Force on a current carrying conductor is $F=\int i(\overrightarrow{dl}\times \overrightarrow{B})$
Magnetic field due to one wire at the location of the second wire ( other one ) is $B_1=\frac{{\mu }_0{i}_1}{2\pi d}$
Force on the 2nd wire due to $B_1$ is $F_{21}=i_2{l}_2{B}_1=i_2{l}_2\frac{{\mu }_0{i}_1}{2\pi d}=\frac{{\mu }_0{i}_1{i}_2{l}_2}{2\pi d}$
Force per unit length for wire $l_2$ is $F_{perunitlength}=\frac{F_{21}}{l_2}=\frac{{\mu }_0{i}_1{i}_2}{2\pi d}=\frac{2\times {10}^{-7}\times 1\times 1}{1}=2\times {10}^{-7}N$
where $F_{21}$ is the force on wire 2 due to wire 1 and the subscript 2 refers to 2nd wire.

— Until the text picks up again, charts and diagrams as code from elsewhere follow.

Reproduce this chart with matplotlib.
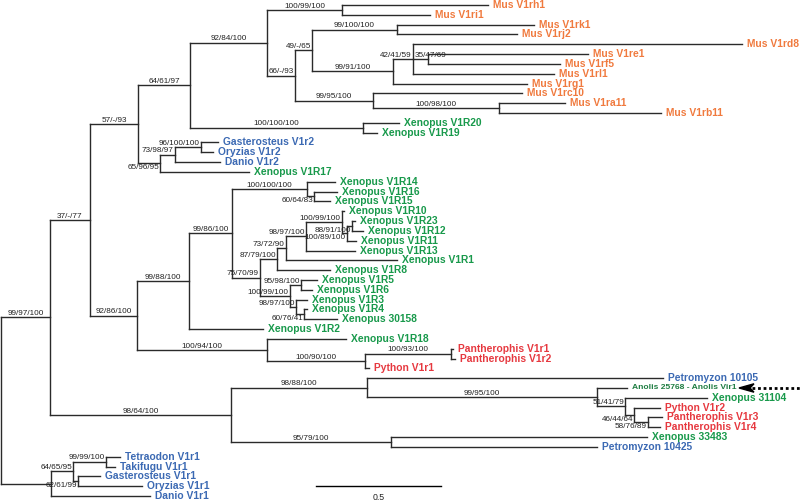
import matplotlib
matplotlib.use('Agg')
import matplotlib.pyplot as plt
from matplotlib.patches import Polygon

# tips, top to bottom: name, parent node, branch length
tip_names = [
    'Mus V1rh1', 'Mus V1ri1', 'Mus V1rk1', 'Mus V1rj2', 'Mus V1rd8', 'Mus V1re1',
    'Mus V1rf5', 'Mus V1rl1', 'Mus V1rg1', 'Mus V1rc10', 'Mus V1ra11', 'Mus V1rb11',
    'Xenopus V1R20', 'Xenopus V1R19', 'Gasterosteus V1r2', 'Oryzias V1r2', 'Danio V1r2',
    'Xenopus V1R17', 'Xenopus V1R14', 'Xenopus V1R16', 'Xenopus V1R15', 'Xenopus V1R10',
    'Xenopus V1R23', 'Xenopus V1R12', 'Xenopus V1R11', 'Xenopus V1R13', 'Xenopus V1R1',
    'Xenopus V1R8', 'Xenopus V1R5', 'Xenopus V1R6', 'Xenopus V1R3', 'Xenopus V1R4',
    'Xenopus 30158', 'Xenopus V1R2', 'Xenopus V1R18', 'Pantherophis V1r1',
    'Pantherophis V1r2', 'Python V1r1', 'Petromyzon 10105', 'Anolis 25768 - Anolis Vir1',
    'Xenopus 31104', 'Python V1r2', 'Pantherophis V1r3', 'Pantherophis V1r4',
    'Xenopus 33483', 'Petromyzon 10425', 'Tetraodon V1r1', 'Takifugu V1r1',
    'Gasterosteus V1r1', 'Oryzias V1r1', 'Danio V1r1']
tip_parent = [
    'F', 'F', 'I', 'I', 'K', 'L', 'L', 'K', 'J', 'M', 'N', 'N',
    'O', 'O', 'S', 'S', 'Q', 'P', 'W', 'X', 'X', 'AC', 'AD', 'AD', 'AE', 'AB', 'AA',
    'Z', 'AG', 'AG', 'AH', 'AI', 'AI', 'U', 'AJ', 'AL', 'AL', 'AK', 'AN', 'AO',
    'AP', 'AQ', 'AR', 'AR', 'AS', 'AS', 'AV', 'AV', 'AW', 'AW', 'AT']
tip_length = [
    0.584, 0.352, 0.548, 0.48, 1.316, 0.64, 0.528, 0.564, 0.536, 0.596, 0.264, 0.648,
    0.144, 0.056, 0.068, 0.048, 0.18, 0.356, 0.112, 0.092, 0.064, 0.008,
    0.012, 0.044, 0.036, 0.196, 0.444, 0.212, 0.064, 0.044, 0.044, 0.012,
    0.132, 0.296, 0.316, 0.008, 0.016, 0.016, 1.184, 0.12,
    0.328, 0.104, 0.056, 0.048, 1.024, 0.824, 0.056, 0.036, 0.088, 0.256, 0.396]

# internal nodes
node_names = ['R', 'A', 'B', 'C', 'D', 'E', 'F', 'G', 'H', 'I', 'J', 'K', 'L', 'M', 'N',
              'O', 'P', 'Q', 'S', 'T', 'U', 'V', 'W', 'X', 'Y', 'Z', 'AA', 'AB', 'AC',
              'AE', 'AD', 'AF', 'AG', 'AH', 'AI', 'AJ', 'AK', 'AL', 'AM', 'AN', 'AO',
              'AP', 'AQ', 'AR', 'AS', 'AT', 'AU', 'AV', 'AW']
node_parent = [None, 'R', 'A', 'B', 'C', 'D', 'E', 'E', 'G', 'H', 'H', 'J', 'K', 'G', 'M',
               'D', 'C', 'P', 'Q', 'B', 'T', 'U', 'V', 'W', 'V', 'Y', 'Z', 'AA', 'AB',
               'AC', 'AE', 'Y', 'AF', 'AF', 'AH', 'T', 'AJ', 'AK', 'A', 'AM', 'AN',
               'AO', 'AP', 'AQ', 'AM', 'R', 'AT', 'AU', 'AU']
node_length = [0.0, 0.196, 0.16, 0.192, 0.208, 0.308, 0.30, 0.112, 0.068, 0.34, 0.324,
               0.08, 0.06, 0.312, 0.504, 0.692, 0.088, 0.06, 0.104, 0.188, 0.208, 0.172,
               0.30, 0.028, 0.112, 0.068, 0.036, 0.08, 0.144, 0.02, 0.02, 0.12, 0.044,
               0.024, 0.032, 0.52, 0.392, 0.344, 0.724, 0.544, 0.92, 0.112, 0.036,
               0.056, 0.64, 0.2, 0.088, 0.132, 0.02]
node_support = ['', '99/97/100', '37/-/77', '57/-/93', '64/61/97', '92/84/100',
                '100/99/100', '66/-/93', '49/-/65', '99/100/100', '99/91/100',
                '42/41/59', '35/47/69', '99/95/100', '100/98/100', '100/100/100',
                '65/96/95', '73/98/97', '96/100/100', '92/86/100', '99/88/100',
                '99/86/100', '100/100/100', '60/64/83', '75/70/99', '87/79/100',
                '73/72/90', '98/97/100', '100/99/100', '100/89/100', '88/91/100',
                '100/99/100', '95/98/100', '98/97/100', '60/76/41', '100/94/100',
                '100/90/100', '100/93/100', '98/64/100', '98/88/100', '99/95/100',
                '51/41/79', '46/44/64', '58/76/89', '95/79/100', '', '64/65/95',
                '99/99/100', '62/61/99']
# support values printed under their branch
below = {'65/96/95', '60/64/83', '60/76/41', '88/91/100', '100/89/100',
         '46/44/64', '58/76/89', '62/61/99'}
# support values that start at the branch base instead of ending at the node
from_base = {'35/47/69'}

genus_colors = {'Mus': '#f07a3e', 'Xenopus': '#18994b', 'Gasterosteus': '#3b69b3',
                'Oryzias': '#3b69b3', 'Danio': '#3b69b3', 'Tetraodon': '#3b69b3',
                'Takifugu': '#3b69b3', 'Petromyzon': '#3b69b3', 'Python': '#e6383f',
                'Pantherophis': '#e6383f', 'Anolis': '#1f7d42'}

W, H = 800, 500
PX = 250.0          # pixels per unit of branch length
X0 = 1.0
TIP0, TIPSTEP = 5.0, 9.82

plt.rcParams['font.family'] = ['Liberation Sans', 'DejaVu Sans']
fig = plt.figure(figsize=(8, 5), dpi=100)
ax = fig.add_axes([0, 0, 1, 1])
ax.set_xlim(-X0 / PX, (W - X0) / PX)
ax.set_ylim((H - TIP0) / TIPSTEP, -TIP0 / TIPSTEP)
ax.axis('off')

parent = dict(zip(node_names, node_parent))
parent.update(zip(tip_names, tip_parent))
length = dict(zip(node_names, node_length))
length.update(zip(tip_names, tip_length))
children = {n: [] for n in node_names}
for n in node_names + tip_names:
    if parent[n] is not None:
        children[parent[n]].append(n)

depth = {}
def get_depth(n):
    if n not in depth:
        p = parent[n]
        depth[n] = 0.0 if p is None else get_depth(p) + length[n]
    return depth[n]

ypos = {name: i for i, name in enumerate(tip_names)}
def get_y(n):
    if n not in ypos:
        ys = [get_y(c) for c in children[n]]
        ypos[n] = (min(ys) + max(ys)) / 2
    return ypos[n]

for n in node_names + tip_names:
    get_depth(n)
    get_y(n)

lc = '#2a2a2a'
lw = 1.0
for n in node_names + tip_names:
    p = parent[n]
    if p is not None:
        ax.plot([depth[p], depth[n]], [ypos[n], ypos[n]], color=lc, lw=lw,
                solid_capstyle='projecting')
for n in node_names:
    ys = [ypos[c] for c in children[n]]
    ax.plot([depth[n], depth[n]], [min(ys), max(ys)], color=lc, lw=lw,
            solid_capstyle='projecting')

# tip labels
for n in tip_names:
    genus = n.split()[0]
    small = genus == 'Anolis'
    ax.annotate(n, (depth[n], ypos[n]), xytext=(3.6, 0), textcoords='offset points',
                ha='left', va='center', fontsize=6.1 if small else 7.4,
                fontweight='bold', color=genus_colors[genus])

# support values
renderer = fig.canvas.get_renderer()
for n, sup in zip(node_names, node_support):
    if not sup:
        continue
    xa, xb, y = depth[parent[n]], depth[n], ypos[n]
    dy, va = (-0.4, 'top') if sup in below else (0.2, 'bottom')
    if sup in from_base:
        ax.annotate(sup, (xa, y), xytext=(1.5, dy), textcoords='offset points',
                    ha='left', va=va, fontsize=5.9, color='#222222')
        continue
    t = ax.annotate(sup, ((xa + xb) / 2, y), xytext=(0, dy), textcoords='offset points',
                    ha='center', va=va, fontsize=5.9, color='#222222')
    bb = t.get_window_extent(renderer)
    node_px = ax.transData.transform((xb, y))[0]
    if bb.x1 > node_px - 1:
        t.xy = (xb, y)
        t.set_position((-0.8, dy))
        t.set_ha('right')

# scale bar
def px_x(p):
    return (p - X0) / PX

def px_y(p):
    return (p - TIP0) / TIPSTEP

scale_len = 0.5
sb_x = px_x(316)
ax.plot([sb_x, sb_x + scale_len], [px_y(486), px_y(486)], color='black', lw=1.0)
ax.text(sb_x + scale_len / 2, px_y(497), '0.5', ha='center', va='center',
        fontsize=6.3, color='#222222')

# arrow pointing at the Anolis sequence
ya = ypos['Anolis 25768 - Anolis Vir1']
ax.plot([px_x(752), px_x(800)], [ya, ya], color='black', lw=2.0,
        linestyle=(0, (1.0, 1.0)))
hw = 4.2 / TIPSTEP
head = Polygon([(px_x(739), ya), (px_x(754), ya - hw), (px_x(750), ya),
                (px_x(754), ya + hw)], closed=True, color='black')
ax.add_patch(head)

fig.savefig('out.png', dpi=100)
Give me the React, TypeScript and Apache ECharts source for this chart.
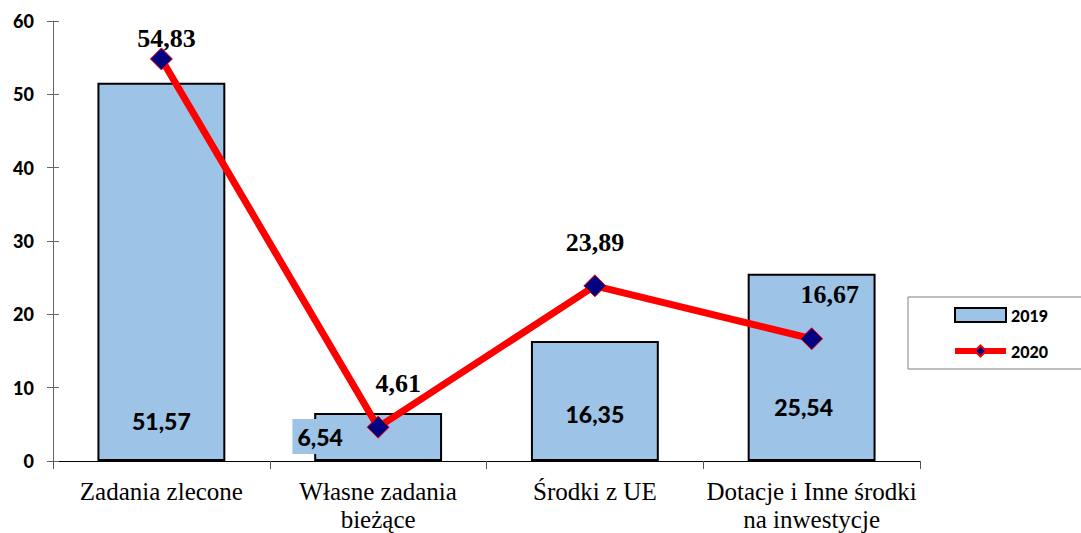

$B_1$ is in $-\hat{k}$ direction.
$l_2$ is in $-\hat{j}$ direction.
Hence, $F_{21}$ will be in $\hat{j}\times (-\hat{k})=-\hat{i}$ direction.
Similarly, $F_{12}$ will be in $\hat{i}$ direction.
Thus, both the wires will attract each other.